Wie die Erziehung von Jesus erfolgte steht
nicht geschrieben, aber wir wissen aus der Bibel, dass Jesus mit
zwölf Jahren drei Tage lang von seinen Eltern weg blieb und als sie ihn im
Tempel gefunden hatten, entschuldigt Jesus sich nicht, sondern fragt seine
Eltern, warum sie ihn suchten und es für ihn selbstverständlich sei, im Haus
seines Vaters zu sein. Nach dem heutigen Gesetz in einigen Ländern, machen sich
die Eltern strafbar, wenn ein zwölf jähriges Kind für drei Tage verschwunden
bleibt. Aber für Jesus war es damals einmal von den Eltern weg zu bleiben keine
Sonderregel. Joseph und Maria zeigten trotz der Sorge viel gegenseitiges Vertrauen,
dass ihr Kind bei Verwandten, Freunden oder Nachbarn sein könne.
Dass Joseph nicht der leibliche Vater von
Jesus war, hat wahrscheinlich keine große Rolle innerhalb der Familie gespielt.
Ob die Verwandten, Nachbarn und die jüdische Gemeinde davon wussten und diese
Tatsache für das gesellschaftliche Leben damals eine Auswirkung hatte, wissen
wir nicht.
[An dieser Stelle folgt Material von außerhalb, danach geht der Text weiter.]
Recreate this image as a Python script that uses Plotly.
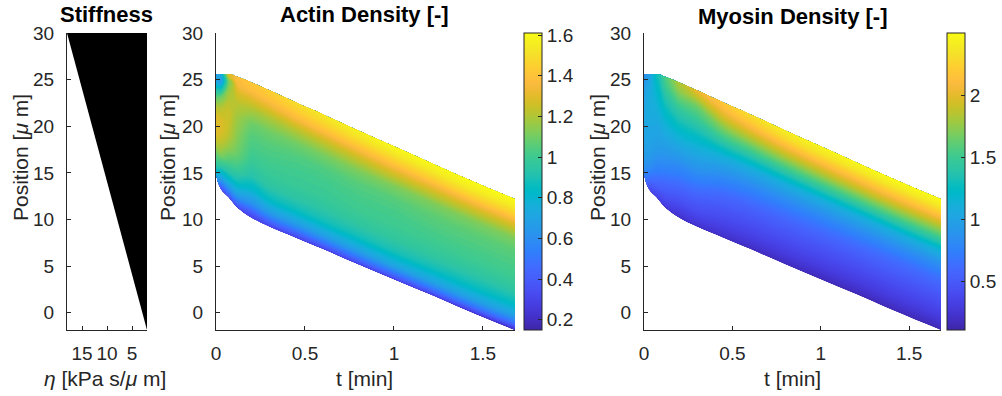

Bestimmt war es nicht einfach für Joseph, Maria und Jesus in der
damaligen Zeit ihre besondere Situation einer Familie zu bewältigen.
Die Herbergssuche in Bethlehem, die Flucht
nach Ägypten, die Rückkehr nach Nazareth, harte Arbeit zum Überleben, der Tod
von Joseph, die Zeit Jesu seit seinem zwölften Lebensjahr bis zum Beginn seines
öffentlichen Wirkens ab dem 30. Lebensjahr, alles ist nicht einfach gewesen.
Wenn wir die heilige Familie von Joseph,
Maria und Jesu mit einer Familie heute vergleichen, war die heilige Familie
nicht viel anders, wie eine Familie heute. Es hängt nicht davon ab, ob eine
Familie Probleme, unerfüllte Erwartungen und Bedürfnisse hat oder nicht,
sondern wie eine Familie und ihre Mitglieder mit allen Situationen und
Problemen umgeht und zusammen hält. Die heilige Familie von Joseph, Maria und
Jesus war eine Familie mit allen möglichen und vorstellbaren Problemen und
Krisen, aber sie konnte mit allen Situationen ihres Lebens gut und
vertrauensvoll umgehen, Lösungen für alle Probleme finden und in allen
Situationen als Familie zusammen halten. Deswegen ist diese Familie eine
heilige Familie und für uns ein Vorbild.
Ich wünsche allen Familien unserer
Pfarrgemeinde diese Gelassenheit in der Ehe, in der Erziehung der Kinder, ich
wünsche ihnen viel gegenseitiges Vertrauen und einen engen Zusammenhalt
wie bei der Heiligen Familie, Joseph, Maria und Jesus, die wir hier in unserer
Pfarrkirche als unsere Schutzpatrone besonders verehren.